2. Don’t sweat the small stuff
Ok, I get annoyed easily. I admit it. But that fact doesn’t mean I should go upside my mate’s head everytime he throws a dirty sock on the floor. It can never be that serious and you know it! Pick your battles. If he says he will call at 6:00pm and doesn’t call until the next morning please don’t chew him out for 10 minutes on how he “didn’t call when he was supposed to.” Why waste time being mad when you two could be having fun? Let it roll. Don’t get me wrong, if he does something completely off color, speak your peace and keep it moving. Just don’t become “that girlfriend.”
3. When he shows you who he is, believe him: If he wasn’t giving you what you wanted in the beginning he will definitely not give you what you want in the end
I’m a communicator. I like free-flowing communication within all my relationships. I like to be able to reach someone and vice versa. I was dating a guy that was horrid at communicating. He failed at speaking his mind, relaying plans, and come to think of it, just talking in general. I didn’t like it. I voiced my concerns. He acknowledged his problem with a chuckle and a “yea, everyone says that.” I think I even detected a kanye shrug. I let it rock for a little. Uh…what’s his name again?
Adding to this point, my mother told me this story of a woman she knew. Keep in mind my mother is, just as, if not MORE sarcastic and cynical than me.
My mother: What’s wrong “Linda”?
“Linda”: I’m so upset my boyfriend and I broke up.
My mother: (BBM sad face) Awwwwwww….
Linda: Yea, we were together for 3 years
My mother: Wow…
Linda: Yea he’s been divorced twice and has three kids. I wanted to get married and have kids but when we got together he said he will never get married again and he doesn’t want anymore kids.
My mother: -_-
The worst part about this was the serial divorcee broke up with HER. Ladies, don’t be anyone’s dummy. Not rocket science folks.

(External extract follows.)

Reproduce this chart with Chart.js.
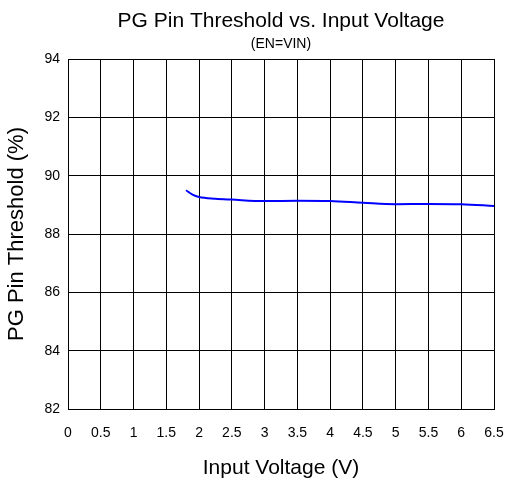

4. Play your cards right: It’s a poker game
When I was in high school my beyond-traditional, uber-strict, over-protective father sat me down and gave me his view on sex in a relationship. He said “Dating is like a poker game. In the game, you hold your cards close to your chest, you don’t let anyone see them and you play your hand. So once you have sex with a guy all your cards are on the table, then what do you have to play with??” :BBM Dr. Jekyl inquisitive face:
I had just entered high school and the idea of the teenage boy species made that vein in my father’s neck protrude for the next 4 years. His theory is valid. It can be applicable in all aspects of dating, in sex and in the “getting to know you” process. Don’t bombard homeboy with your stories on how “Diana just RUINED your life in middle school just because you were fat and liked to lick chalk” within the first 5 minutes of meeting. Nobody wants to hear that. In time he probably will, let it happen organically and eventually you BOTH won’t mind calling the game a tie.
5. Be yourself
This should be easy if you’re not a psycho. And please, for goodness sake…don’t.be.a.psycho.
P.S.-Just thought of this addendum:
Don’t test him
I always hang my head down in shame when I hear this same ol’ tired story. “Yea so last night I was hanging out with my man and his friend invited him out to the strip club. He turned and asked me if I was cool with it and he’d just stay in if I wanted to chill. Can you believe that? I was kind of tight, so I just rolled my eyes and said whatever, you do whatever you want….and guess what? he went!” -_- Men are mind readers no more than you are. If you feel like getting big one day to test him and”see what he’s going to do,” chances are, you will be picking your face off the floor. Be honest. Stop being a psycho.